> [GIVEN EXERCISE]
The listing below must be repeated word for word, with its images excluded.

> [DATA BLOCK]
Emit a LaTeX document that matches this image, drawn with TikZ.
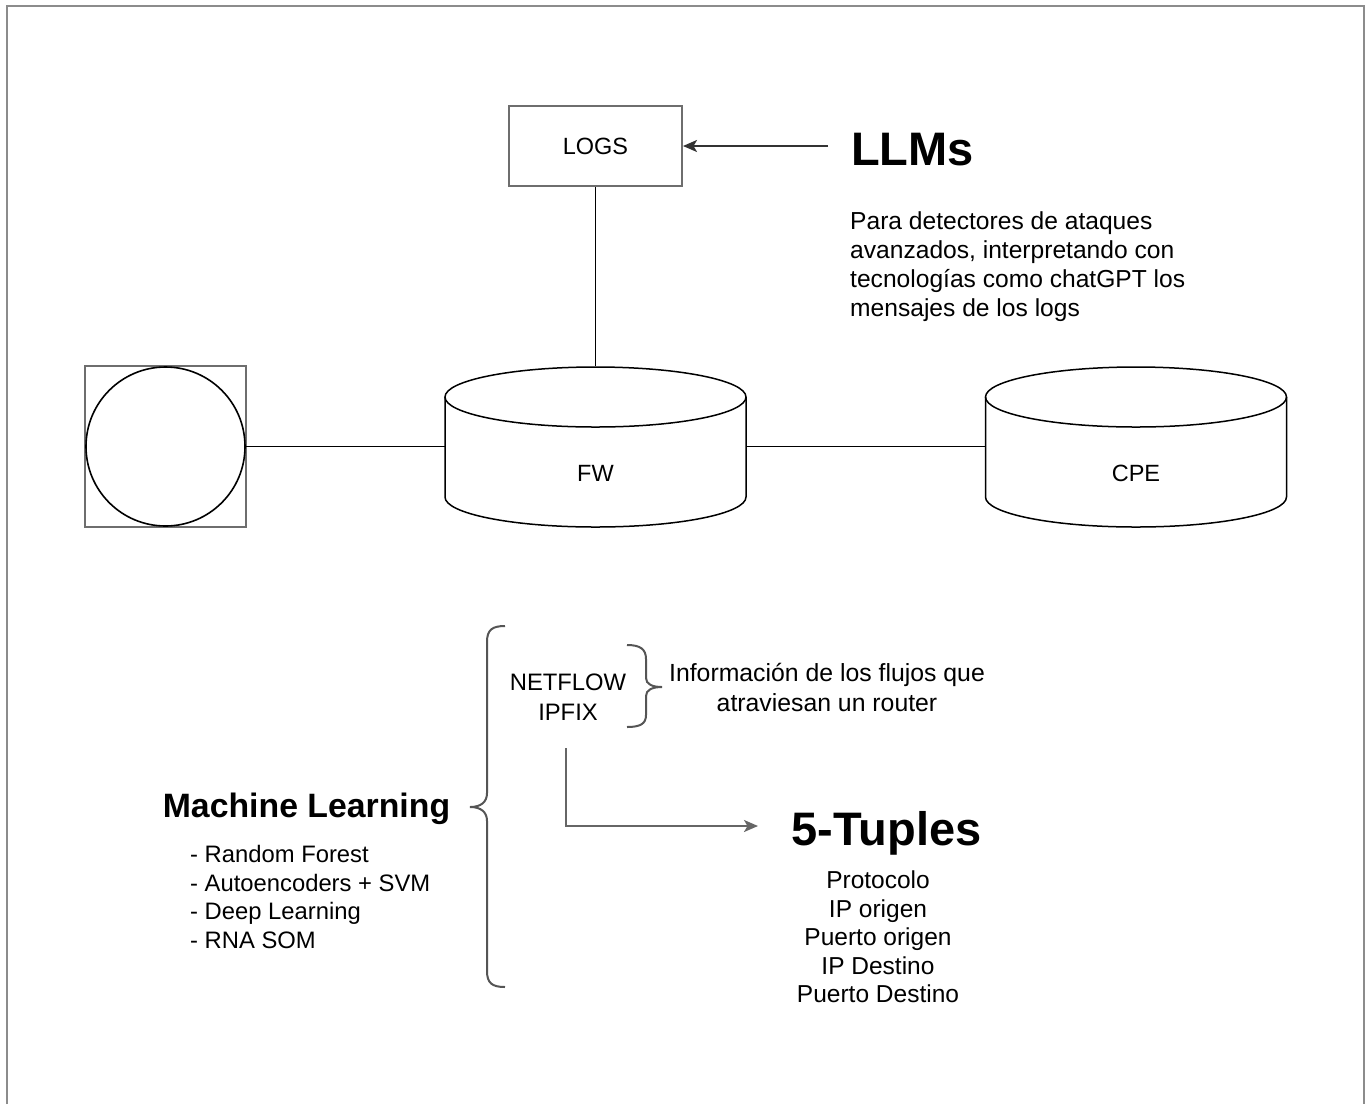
\documentclass[tikz,border=0pt]{standalone}
\usepackage{fontspec}
\setmainfont{Liberation Sans}
\usetikzlibrary{arrows.meta}
\definecolor{framegray}{HTML}{8C8C8C}
\definecolor{boxgray}{HTML}{6E6E6E}
\definecolor{bracegray}{HTML}{555555}
\definecolor{arrgray}{HTML}{333333}
\definecolor{elbowgray}{HTML}{666666}
\begin{document}
\begin{tikzpicture}[x=1pt,y=-1pt,
  txt/.style={font=\fontsize{23.5}{29}\selectfont, inner sep=0pt},
  graybox/.style={draw=boxgray, line width=2pt},
  cyl/.style={draw=black, line width=1.5pt},
  conn/.style={draw=black, line width=1.5pt},
  arr/.style={draw=arrgray, line width=2pt, -{Stealth[length=14pt,width=12pt,inset=3.5pt]}},
  brace/.style={draw=bracegray, line width=2pt},
  head/.style={font=\fontsize{47}{56}\selectfont\bfseries, inner sep=0pt},
]
\useasboundingbox (0,0) rectangle (1367,1104);
\fill[white] (0,0) rectangle (1367,1104);
\draw[framegray, line width=2pt] (7,1104) -- (7,6) -- (1364,6) -- (1364,1104);

% LOGS and LLMs
\node[graybox, minimum width=173pt, minimum height=80pt, txt] (logs) at (595.5,146) {LOGS};
\node[head, anchor=west] (llm) at (851,150) {LLMs};
\coordinate (llmarrow) at (828,146);
\draw[arr] (llmarrow) -- (logs.east);
\node[font=\fontsize{24.6}{29}\selectfont, inner sep=0pt, align=left, anchor=west] (para) at (850,267) {Para detectores de ataques\\avanzados, interpretando con\\tecnologías como chatGPT los\\mensajes de los logs};

% square with circle
\node[graybox, minimum size=161pt, inner sep=0pt] (sq) at (165.5,446.5) {};
\node[circle, draw=black, line width=1.6pt, minimum size=159pt, inner sep=0pt] (circ) at (sq.center) {};

% FW cylinder
\node[minimum width=301pt, minimum height=161pt, inner sep=0pt] (fw) at (595.5,446.5) {};
\draw[cyl] (445,397) -- (445,497) arc[start angle=180, end angle=360, x radius=150.5pt, y radius=30pt] -- (746,397);
\draw[cyl] (595.5,397) ellipse[x radius=150.5pt, y radius=30pt];
\node[txt] (fwlabel) at (595.5,473) {FW};

% CPE cylinder
\node[minimum width=301pt, minimum height=161pt, inner sep=0pt] (cpe) at (1136,446.5) {};
\draw[cyl] (985.5,397) -- (985.5,497) arc[start angle=180, end angle=360, x radius=150.5pt, y radius=30pt] -- (1286.5,397);
\draw[cyl] (1136,397) ellipse[x radius=150.5pt, y radius=30pt];
\node[txt] (cpelabel) at (1136,473) {CPE};

% connectors
\draw[conn] (circ.east) -- (fw.west);
\draw[conn] (fw.east) -- (cpe.west);
\draw[conn] (logs.south) -- (fw.north);

% Machine learning
\node[font=\fontsize{33.8}{40}\selectfont\bfseries, inner sep=0pt] (ml) at (306.5,809) {Machine Learning};
\node[font=\fontsize{23.8}{28.7}\selectfont, inner sep=0pt, align=left, anchor=west] (mllist) at (190,897) {- Random Forest\\- Autoencoders + SVM\\- Deep Learning\\- RNA SOM};

% big brace
\draw[brace] (505,626) .. controls (492,626) and (487,630) .. (487,642) -- (487,793)
  .. controls (487,802) and (481,807) .. (470,807)
  .. controls (481,807) and (487,812) .. (487,821) -- (487,971)
  .. controls (487,983) and (492,987) .. (505,987);

% NETFLOW
\node[font=\fontsize{23.8}{30}\selectfont, inner sep=0pt, align=center] (nf) at (568,697) {NETFLOW\\IPFIX};
\draw[brace] (627,645) .. controls (640,645) and (646,649) .. (646,659) -- (646,678)
  .. controls (646,684) and (652,687) .. (662,687)
  .. controls (652,687) and (646,690) .. (646,696) -- (646,715)
  .. controls (646,724) and (640,727) .. (627,727);
\node[font=\fontsize{24.8}{30}\selectfont, inner sep=0pt, align=center] (info) at (827,687) {Información de los flujos que\\atraviesan un router};

% 5-Tuples
\node[head] (tup) at (886.5,833) {5-Tuples};
\node[font=\fontsize{24.5}{28.5}\selectfont, inner sep=0pt, align=center] (tuplist) at (878,937) {Protocolo\\IP origen\\Puerto origen\\IP Destino\\Puerto Destino};
\coordinate (elb) at (566,748);
\coordinate (tupin) at (758,826);
\draw[arr, draw=elbowgray] (elb) |- (tupin);
\end{tikzpicture}
\end{document}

> [ANSWER FOR THIS EXERCISE]
Emit a LaTeX document that matches this image, drawn with TikZ.
\documentclass[tikz,border=0pt]{standalone}
\usepackage{fontspec}
\setmainfont{Liberation Sans}
\usetikzlibrary{arrows.meta}
\definecolor{framegray}{HTML}{8C8C8C}
\definecolor{boxgray}{HTML}{6E6E6E}
\definecolor{bracegray}{HTML}{555555}
\definecolor{arrgray}{HTML}{333333}
\definecolor{elbowgray}{HTML}{666666}
\begin{document}
\begin{tikzpicture}[x=1pt,y=-1pt,
  txt/.style={font=\fontsize{23.5}{29}\selectfont, inner sep=0pt},
  graybox/.style={draw=boxgray, line width=2pt},
  cyl/.style={draw=black, line width=1.5pt},
  conn/.style={draw=black, line width=1.5pt},
  arr/.style={draw=arrgray, line width=2pt, -{Stealth[length=14pt,width=12pt,inset=3.5pt]}},
  brace/.style={draw=bracegray, line width=2pt},
  head/.style={font=\fontsize{47}{56}\selectfont\bfseries, inner sep=0pt},
]
\useasboundingbox (0,0) rectangle (1367,1104);
\fill[white] (0,0) rectangle (1367,1104);
\draw[framegray, line width=2pt] (7,1104) -- (7,6) -- (1364,6) -- (1364,1104);

% LOGS and LLMs
\node[graybox, minimum width=173pt, minimum height=80pt, txt] (logs) at (595.5,146) {LOGS};
\node[head, anchor=west] (llm) at (851,150) {LLMs};
\coordinate (llmarrow) at (828,146);
\draw[arr] (llmarrow) -- (logs.east);
\node[font=\fontsize{24.6}{29}\selectfont, inner sep=0pt, align=left, anchor=west] (para) at (850,267) {Para detectores de ataques\\avanzados, interpretando con\\tecnologías como chatGPT los\\mensajes de los logs};

% square with circle
\node[graybox, minimum size=161pt, inner sep=0pt] (sq) at (165.5,446.5) {};
\node[circle, draw=black, line width=1.6pt, minimum size=159pt, inner sep=0pt] (circ) at (sq.center) {};

% FW cylinder
\node[minimum width=301pt, minimum height=161pt, inner sep=0pt] (fw) at (595.5,446.5) {};
\draw[cyl] (445,397) -- (445,497) arc[start angle=180, end angle=360, x radius=150.5pt, y radius=30pt] -- (746,397);
\draw[cyl] (595.5,397) ellipse[x radius=150.5pt, y radius=30pt];
\node[txt] (fwlabel) at (595.5,473) {FW};

% CPE cylinder
\node[minimum width=301pt, minimum height=161pt, inner sep=0pt] (cpe) at (1136,446.5) {};
\draw[cyl] (985.5,397) -- (985.5,497) arc[start angle=180, end angle=360, x radius=150.5pt, y radius=30pt] -- (1286.5,397);
\draw[cyl] (1136,397) ellipse[x radius=150.5pt, y radius=30pt];
\node[txt] (cpelabel) at (1136,473) {CPE};

% connectors
\draw[conn] (circ.east) -- (fw.west);
\draw[conn] (fw.east) -- (cpe.west);
\draw[conn] (logs.south) -- (fw.north);

% Machine learning
\node[font=\fontsize{33.8}{40}\selectfont\bfseries, inner sep=0pt] (ml) at (306.5,809) {Machine Learning};
\node[font=\fontsize{23.8}{28.7}\selectfont, inner sep=0pt, align=left, anchor=west] (mllist) at (190,897) {- Random Forest\\- Autoencoders + SVM\\- Deep Learning\\- RNA SOM};

% big brace
\draw[brace] (505,626) .. controls (492,626) and (487,630) .. (487,642) -- (487,793)
  .. controls (487,802) and (481,807) .. (470,807)
  .. controls (481,807) and (487,812) .. (487,821) -- (487,971)
  .. controls (487,983) and (492,987) .. (505,987);

% NETFLOW
\node[font=\fontsize{23.8}{30}\selectfont, inner sep=0pt, align=center] (nf) at (568,697) {NETFLOW\\IPFIX};
\draw[brace] (627,645) .. controls (640,645) and (646,649) .. (646,659) -- (646,678)
  .. controls (646,684) and (652,687) .. (662,687)
  .. controls (652,687) and (646,690) .. (646,696) -- (646,715)
  .. controls (646,724) and (640,727) .. (627,727);
\node[font=\fontsize{24.8}{30}\selectfont, inner sep=0pt, align=center] (info) at (827,687) {Información de los flujos que\\atraviesan un router};

% 5-Tuples
\node[head] (tup) at (886.5,833) {5-Tuples};
\node[font=\fontsize{24.5}{28.5}\selectfont, inner sep=0pt, align=center] (tuplist) at (878,937) {Protocolo\\IP origen\\Puerto origen\\IP Destino\\Puerto Destino};
\coordinate (elb) at (566,748);
\coordinate (tupin) at (758,826);
\draw[arr, draw=elbowgray] (elb) |- (tupin);
\end{tikzpicture}
\end{document}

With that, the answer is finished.